So I really have to ask you, Governor Christie:  Exactly from where do you think our future teachers are going to come?

This is no idle question at this point.  Concerns about the teacher pipeline have been brewing for some time, and while the phenomenon is complex, there is also no doubt that we’ve made it much harder for young people to imagine a positive future as a teacher:

And we have to admit that Governor Chris Christie has been a leader in this trend since he began his time in office.  Chris Christie ran for office promising teachers to leaves their pensions alone, a promise he swiftly broke with a pension reform bill that he has steadfastly refused to fund – even as he turned the state’s pension fund over to Wall Street buddies who tripled fees without improving returns.  Governor Christie slashed school aid and has never fully restored it, leaving districts underfunded according to the state’s own school aid law.
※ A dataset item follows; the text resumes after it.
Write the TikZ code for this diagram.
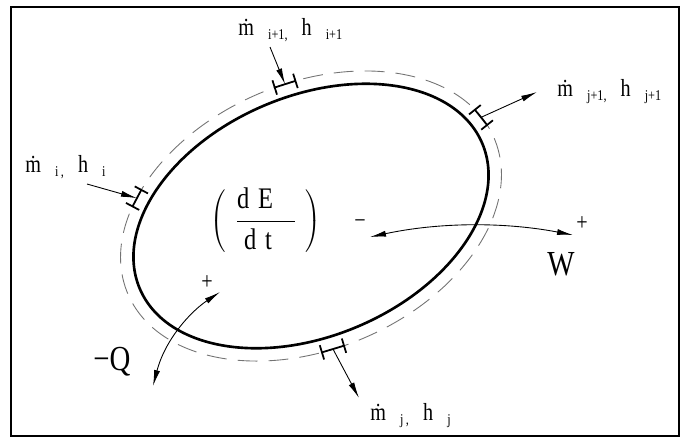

While financial esoterica may escape the attention of today’s school children – although the cumulative impact of $6 billion of lost funding surely has an impact – Governor Christie’s continued and vicious attacks on the Garden State’s teachers is impossible to ignore.  Governor Christie plainly hates the New Jersey Education Association, having opened his failed candidacy for the Republican Presidential nomination by saying NJEA needs to be “punched in the face,”  but the governor takes that hatred out in public on any teacher who dares to stand up for her profession while he slathers contempt upon the state’s schools and teachers.  Governor Christie has accused the state’s teachers of using their students like “drug mules” for a civics lesson, and he has whined that the NJEA claimed that he hates children for a fairly mild billboard:

NJEA billboard 2011

He has screamed at a teacher in public for daring to question him:

Christie Yells Again

Governor Chris Christie, Raising Teachers’ Public Esteem Again

And he has pretty much consistently disparaged teachers as doing a terrible job and implying the 180 day official school year means they have pretty cushy jobs compared to other professionals:

So even by Chris Christie’s appalling standards, his “welcome message” for the 2016-2017 school year was almost shocking.  After a summer where New Jersey’s teachers and students found out that the PARCC examination will become the sole test accepted for completion of high school and that 30% of teacher evaluations will be tied to discredited value added measures based on those tests, Governor Christie held an hour long rant where he signed some education legislation – and compared New Jersey’s teacher union to the Corleone family.  Clearly not satisfied with mere insults, he has gone on to press New Jersey’s Supreme Court to let him and his education commissioner – he’s on his fifth one since David Hespe quit shortly before the mafia comments – to break labor agreements and state law at will in the state’s Abbott Districts.  These are the poorest districts in the state that the state is required to give supplemental funding  – and which Governor Christie wants to throw under the literal bus by seizing that funding so he can make good on a long broken promise of property tax relief for the suburbs.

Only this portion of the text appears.